In 1985, the General Social Survey found that the mean and mode for number of confidants, people with whom one can comfortably discuss important issues, were both 3 and 3. In 2004, a repeat of the survey revealed that the mean and mode had respectively dropped to 2 and 0 (McPherson et al., 2006). Integration of the global economies has led to greater competition in the workplace and higher education and with that a greater disparity in equity. Increased rates of relocation for jobs disrupt social networks and the rise of secularism has removed a key part of common ground. On an anecdotal level, I see this with my college friends. After graduation removed the binding factor that kept us in the same place, my friends moved all across the country and have struggled to find new friends in these Covid times. Loneliness is up in America due to these factors, and that’s not even mentioning the prevalence of social media and its effects.

Lonely people have no one to lean on when they are depressed, and because of that have less of a chance of extricating themselves from that cycle. This lack of human connections creates yet another trigger to the positive feed feedback loop that is depression. 

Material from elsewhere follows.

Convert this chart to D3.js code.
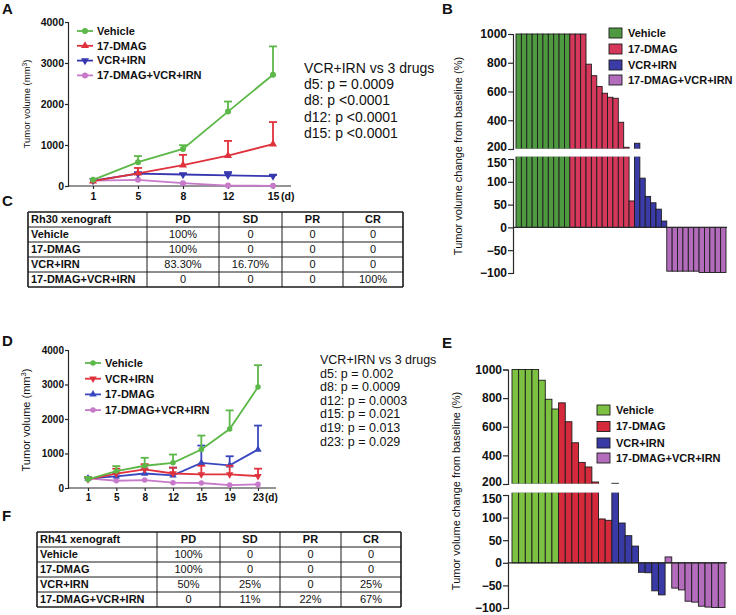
<!DOCTYPE html>
<html><head><meta charset="utf-8">
<script src="https://cdn.jsdelivr.net/npm/d3@7"></script>
<style>body{margin:0;background:#fff}svg{display:block;font-family:"Liberation Sans",Arial,sans-serif}</style>
</head><body><svg id="fig" width="736" height="615"></svg>
<script>
// ---------- DATA ----------
const yTicksLine = [0, 1000, 2000, 3000, 4000];
// Panel A (Rh30)
const daysA = ["1", "5", "8", "12", "15"];
const vehicleA = [150, 580, 905, 1815, 2715];
const vehicleAErr = [160, 730, 995, 2060, 3405];
const dmagA = [120, 310, 510, 740, 1020];
const dmagAErr = [130, 440, 760, 1100, 1560];
const vcrA = [130, 300, 280, 260, 240];
const vcrAErr = [140, 330, 300, 340, 270];
const comboA = [130, 150, 70, 10, 5];
const comboAErr = [140, 160, 80, 15, 10];
const pTextA = ["VCR+IRN vs 3 drugs", "d5: p = 0.0009", "d8: p <0.0001", "d12: p <0.0001", "d15: p <0.0001"];
// Panel D (Rh41)
const daysD = ["1", "5", "8", "12", "15", "19", "23"];
const vehicleD = [250, 490, 645, 730, 1115, 1710, 2925];
const vehicleDErr = [320, 635, 875, 970, 1520, 2250, 3560];
const vcrD = [250, 415, 540, 420, 395, 395, 345];
const vcrDErr = [320, 560, 690, 590, 645, 645, 560];
const dmagD = [280, 335, 420, 365, 730, 655, 1115];
const dmagDErr = [300, 420, 540, 590, 1230, 920, 1810];
const comboD = [280, 210, 230, 155, 145, 85, 105];
const pTextD = ["VCR+IRN vs 3 drugs", "d5: p = 0.002", "d8: p = 0.0009", "d12: p = 0.0003", "d15: p = 0.021", "d19: p = 0.013", "d23: p = 0.029"];
// Panel B waterfall (Rh30)
const wfGroups = ["Vehicle", "17-DMAG", "VCR+IRN", "17-DMAG+VCR+IRN"];
const vehicleB = [1000, 1000, 1000, 1000, 1000, 1000, 1000, 1000, 1000, 1000];
const dmagB = [1000, 1000, 1000, 790, 710, 635, 588, 560, 553, 386, 212, 58];
const vcrB = [240, 108, 68, 54, 40, 14];
const comboB = [-96, -96, -96, -96, -96, -96, -99, -99, -99, -99, -99];
// Panel E waterfall (Rh41)
const vehicleE = [1000, 1000, 1000, 1000, 925, 792, 724];
const dmagE = [767, 635, 488, 351, 319, 214, 97, 94];
const vcrE = [205, 88, 60, 37, -21, -22, -62, -71];
const comboE = [13, -56, -60, -85, -87, -96, -98, -99, -99];
const upTicks = [200, 400, 600, 800, 1000];
const loTicks = [-100, -50, 0, 50, 100, 150];
// Tables
const headerC = ["Rh30 xenograft", "PD", "SD", "PR", "CR"];
const rowsC = [["Vehicle", "100%", "0", "0", "0"], ["17-DMAG", "100%", "0", "0", "0"], ["VCR+IRN", "83.30%", "16.70%", "0", "0"], ["17-DMAG+VCR+IRN", "0", "0", "0", "100%"]];
const headerF = ["Rh41 xenograft", "PD", "SD", "PR", "CR"];
const rowsF = [["Vehicle", "100%", "0", "0", "0"], ["17-DMAG", "100%", "0", "0", "0"], ["VCR+IRN", "50%", "25%", "0", "25%"], ["17-DMAG+VCR+IRN", "0", "11%", "22%", "67%"]];

// ---------- DRAWING ----------
const svg = d3.select("#fig");
const AX = "#2a2a2a";
const fmt = d3.format("d");
function styleAxis(sel, fs) {
  sel.selectAll("path,line").attr("stroke", AX).attr("stroke-width", 1.2);
  sel.selectAll("text").attr("fill", "#111").style("font-size", fs + "px").style("font-weight", "bold").style("font-family", "Liberation Sans, Arial, sans-serif");
}
function marker(g, type, x, y, color, size) {
  const t = (type === "up" || type === "down") ? d3.symbolTriangle : type === "square" ? d3.symbolSquare : d3.symbolCircle;
  g.append("path").attr("d", d3.symbol().type(t).size(size)())
    .attr("transform", `translate(${x},${y})${type === "down" ? " rotate(180)" : ""}`)
    .attr("fill", color);
}
function yLabel(g, x, y, fs, parts) {
  const t = g.append("text").attr("transform", `translate(${x},${y}) rotate(-90)`).attr("text-anchor", "middle")
    .style("font-size", fs + "px").attr("fill", "#111");
  parts.forEach(p => {
    const ts = t.append("tspan").text(p.t);
    if (p.sup) ts.attr("baseline-shift", "super").style("font-size", (fs * 0.7) + "px");
  });
}
function letter(t, x, y) {
  svg.append("text").attr("x", x).attr("y", y).text(t).style("font-size", "15px").style("font-weight", "bold").attr("fill", "#111");
}

function lineChart(o) {
  const g = svg.append("g");
  const x = d3.scalePoint().domain(o.days).range(o.xr);
  const y = d3.scaleLinear().domain([0, 4000]).range(o.yr);
  const ya = g.append("g").attr("transform", `translate(${o.ax},0)`)
    .call(d3.axisLeft(y).tickValues(yTicksLine).tickFormat(fmt).tickSizeOuter(0).tickSize(3).tickPadding(1));
  styleAxis(ya, o.fs);
  const xa = g.append("g").attr("transform", `translate(0,${o.yr[0]})`)
    .call(d3.axisBottom(x).tickSize(3).tickPadding(o.xpad));
  xa.select(".domain").remove();
  styleAxis(xa, o.xfs);
  g.append("line").attr("x1", o.ax).attr("x2", o.xend).attr("y1", o.yr[0]).attr("y2", o.yr[0]).attr("stroke", AX).attr("stroke-width", 1.2);
  g.append("text").attr("x", x(o.days[o.days.length - 1]) + o.dOff).attr("y", o.yr[0] + 3 + o.xpad).attr("dy", "0.71em")
    .text("(d)").style("font-size", o.xfs + "px").style("font-weight", "bold").attr("fill", "#111");
  const line = d3.line().x((d, i) => x(o.days[i])).y(d => y(d));
  o.series.slice().reverse().forEach(s => {
    if (s.err) s.err.forEach((t, i) => {
      if (t > s.values[i] + 15) {
        const cx = x(o.days[i]);
        g.append("line").attr("x1", cx).attr("x2", cx).attr("y1", y(s.values[i])).attr("y2", y(t)).attr("stroke", s.color).attr("stroke-width", 1.8);
        g.append("line").attr("x1", cx - 4).attr("x2", cx + 4).attr("y1", y(t)).attr("y2", y(t)).attr("stroke", s.color).attr("stroke-width", 1.8);
      }
    });
    g.append("path").attr("d", line(s.values)).attr("fill", "none").attr("stroke", s.color).attr("stroke-width", 1.8);
    s.values.forEach((v, i) => marker(g, s.sym, x(o.days[i]), y(v), s.color, o.msize));
  });
  o.series.forEach((s, i) => {
    const ly = o.ly + i * o.lstep;
    g.append("line").attr("x1", o.lx).attr("x2", o.lx + 16).attr("y1", ly).attr("y2", ly).attr("stroke", s.color).attr("stroke-width", 1.8);
    marker(g, s.sym, o.lx + 8, ly, s.color, o.msize);
    g.append("text").attr("x", o.lx + 20).attr("y", ly).attr("dy", "0.35em").text(s.name)
      .style("font-size", o.lfs + "px").style("font-weight", "bold").attr("fill", "#111");
  });
  yLabel(g, o.lblx, o.lbly, o.lblfs, [{ t: "Tumor volume (mm" }, { t: "3", sup: true }, { t: ")" }]);
  o.ptext.forEach((t, i) => {
    g.append("text").attr("x", o.px).attr("y", o.py + i * o.pstep).text(t).style("font-size", o.pfs + "px").attr("fill", "#111");
  });
}

function waterfall(o) {
  const g = svg.append("g");
  const bars = [];
  o.groups.forEach(grp => grp.values.forEach(v => bars.push({ v, c: grp.color })));
  const x = d3.scaleBand().domain(d3.range(bars.length)).range([o.x0, o.x1]).padding(0);
  const yUp = d3.scaleLinear().domain([200, 1000]).range([o.upBot, o.upTop]);
  const yLo = d3.scaleLinear().domain([-100, 150]).range([o.loBot, o.loTop]);
  const breakTop = o.loTop - 3;
  bars.forEach((b, i) => {
    const bx = x(i), bw = x.bandwidth();
    let y1, y2;
    if (b.v >= 0) { y1 = b.v > 150 ? breakTop : yLo(b.v); y2 = yLo(0); }
    else { y1 = yLo(0); y2 = yLo(Math.max(b.v, -100)); }
    g.append("rect").attr("x", bx).attr("y", y1).attr("width", bw).attr("height", y2 - y1)
      .attr("fill", b.c).attr("stroke", "#1c1c1c").attr("stroke-width", 0.9);
    if (b.v > 200) {
      const t = yUp(Math.min(b.v, 1000));
      g.append("rect").attr("x", bx).attr("y", t).attr("width", bw).attr("height", o.upBot - t)
        .attr("fill", b.c).attr("stroke", "#1c1c1c").attr("stroke-width", 0.9);
    }
  });
  g.append("rect").attr("x", o.x0 - 1).attr("y", o.upBot - 0.3).attr("width", o.x1 - o.x0 + 2).attr("height", breakTop - o.upBot + 0.9).attr("fill", "#fff");
  g.append("line").attr("x1", o.ax).attr("x2", o.zx).attr("y1", yLo(0)).attr("y2", yLo(0)).attr("stroke", AX).attr("stroke-width", 1.2);
  const a1 = g.append("g").attr("transform", `translate(${o.ax},0)`).call(d3.axisLeft(yUp).tickValues(upTicks).tickFormat(fmt).tickSizeOuter(0).tickSize(5).tickPadding(1));
  styleAxis(a1, o.fs);
  a1.selectAll(".tick text").filter(d => d === 200).attr("dy", "0.1em");
  const a2 = g.append("g").attr("transform", `translate(${o.ax},0)`).call(d3.axisLeft(yLo).tickValues(loTicks).tickFormat(fmt).tickSizeOuter(0).tickSize(5).tickPadding(1));
  styleAxis(a2, o.fs);
  a2.selectAll(".tick text").filter(d => d === 150).attr("dy", "0.62em");
  o.groups.forEach((grp, i) => {
    const ly = o.ly[i];
    g.append("rect").attr("x", o.lx).attr("y", ly - 5).attr("width", 13).attr("height", 10).attr("fill", grp.color).attr("stroke", "#1c1c1c").attr("stroke-width", 0.9);
    g.append("text").attr("x", o.lx + 19).attr("y", ly).attr("dy", "0.35em").text(grp.name)
      .style("font-size", "11px").style("font-weight", "bold").attr("fill", "#111");
  });
  yLabel(g, o.lblx, o.lbly, o.lblfs, [{ t: "Tumor volume change from baseline (%)" }]);
}

function table(o) {
  const g = svg.append("g");
  const all = [o.header].concat(o.rows);
  const yb = d3.range(all.length + 1).map(i => o.top + i * o.rh);
  all.forEach((row, r) => row.forEach((cell, c) => {
    const bold = r === 0 || c === 0;
    const tx = c === 0 ? o.cols[0] + 3 : (o.cols[c] + o.cols[c + 1]) / 2;
    g.append("text").attr("x", tx).attr("y", (yb[r] + yb[r + 1]) / 2).attr("dy", "0.36em")
      .attr("text-anchor", c === 0 ? "start" : "middle").text(cell)
      .style("font-size", "11px").style("font-weight", bold ? "bold" : "normal").attr("fill", "#111");
  }));
  yb.forEach((y, i) => g.append("line").attr("x1", o.cols[0]).attr("x2", o.cols[o.cols.length - 1]).attr("y1", y).attr("y2", y)
    .attr("stroke", "#1a1a1a").attr("stroke-width", (i === 0 || i === yb.length - 1) ? 1.6 : 1));
  o.cols.forEach((x, i) => g.append("line").attr("x1", x).attr("x2", x).attr("y1", yb[0]).attr("y2", yb[yb.length - 1])
    .attr("stroke", "#1a1a1a").attr("stroke-width", (i === 0 || i === o.cols.length - 1) ? 1.6 : 1));
}

const cG = "#5cb848", cR = "#e0323c", cB = "#3636b0", cP = "#c77ac9";

lineChart({
  days: daysA, xr: [93, 273], yr: [186, 22], ax: 68, xend: 291, fs: 10.5, xfs: 10.5, xpad: 4, dOff: 8, msize: 28,
  series: [
    { name: "Vehicle", values: vehicleA, err: vehicleAErr, color: cG, sym: "circle" },
    { name: "17-DMAG", values: dmagA, err: dmagAErr, color: cR, sym: "up" },
    { name: "VCR+IRN", values: vcrA, err: vcrAErr, color: cB, sym: "down" },
    { name: "17-DMAG+VCR+IRN", values: comboA, err: comboAErr, color: cP, sym: "circle" }
  ],
  lx: 77, ly: 31, lstep: 14.8, lfs: 11, lblx: 30, lbly: 104, lblfs: 9.5,
  ptext: pTextA, px: 304, py: 73, pstep: 16.2, pfs: 14
});

lineChart({
  days: daysD, xr: [88, 258], yr: [488, 350], ax: 68, xend: 276, fs: 10, xfs: 10, xpad: 3, dOff: 7, msize: 24,
  series: [
    { name: "Vehicle", values: vehicleD, err: vehicleDErr, color: cG, sym: "circle" },
    { name: "VCR+IRN", values: vcrD, err: vcrDErr, color: cR, sym: "down" },
    { name: "17-DMAG", values: dmagD, err: dmagDErr, color: "#3a48bf", sym: "up" },
    { name: "17-DMAG+VCR+IRN", values: comboD, err: null, color: cP, sym: "circle" }
  ],
  lx: 85, ly: 363, lstep: 15.7, lfs: 11, lblx: 30, lbly: 420, lblfs: 11,
  ptext: pTextD, px: 320, py: 364, pstep: 13.6, pfs: 12.5
});

waterfall({
  groups: [
    { name: wfGroups[0], values: vehicleB, color: "#4f9a40" },
    { name: wfGroups[1], values: dmagB, color: "#d6385c" },
    { name: wfGroups[2], values: vcrB, color: "#3b3ba8" },
    { name: wfGroups[3], values: comboB, color: "#b36cbb" }
  ],
  x0: 516, x1: 726, ax: 513, zx: 727, upTop: 34, upBot: 149, loTop: 159, loBot: 273, fs: 12,
  lx: 609, ly: [33, 49, 65, 80], lblx: 462, lbly: 156, lblfs: 11
});

waterfall({
  groups: [
    { name: wfGroups[0], values: vehicleE, color: "#7cc142" },
    { name: wfGroups[1], values: dmagE, color: "#d42a3c" },
    { name: wfGroups[2], values: vcrE, color: "#3a3aa6" },
    { name: wfGroups[3], values: comboE, color: "#b46dbd" }
  ],
  x0: 512, x1: 725, ax: 508, zx: 727, upTop: 369.5, upBot: 484, loTop: 495, loBot: 608, fs: 12,
  lx: 597, ly: [410, 426.5, 443, 458], lblx: 460, lbly: 491, lblfs: 11
});

table({ header: headerC, rows: rowsC, cols: [28, 147, 219, 282, 343, 403], top: 212, rh: 15 });
table({ header: headerF, rows: rowsF, cols: [37, 157, 220, 280, 341, 401], top: 532, rh: 15 });

letter("A", 2, 14); letter("B", 442, 14); letter("C", 2, 206);
letter("D", 2, 346); letter("E", 442, 348); letter("F", 2, 521);
</script></body></html>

Look, I’m not here to say that all of society is bad, quite the contrary. I don’t know about you, but I love my bed and home and electricity and youtube account. I love the hospitals that kept me alive when I was younger and the vaccines that are now protecting me against Covid. Society and modernization are great things, just the ways they were constructed have a few defects that lead us down some unhealthy.

The good news about that is that this all can be fixed. We created this environment, so we can damn well fix it as well. But that will be the exploration of a future piece. For now, make sure to get your exercise, your sleep, and get outside you nerd.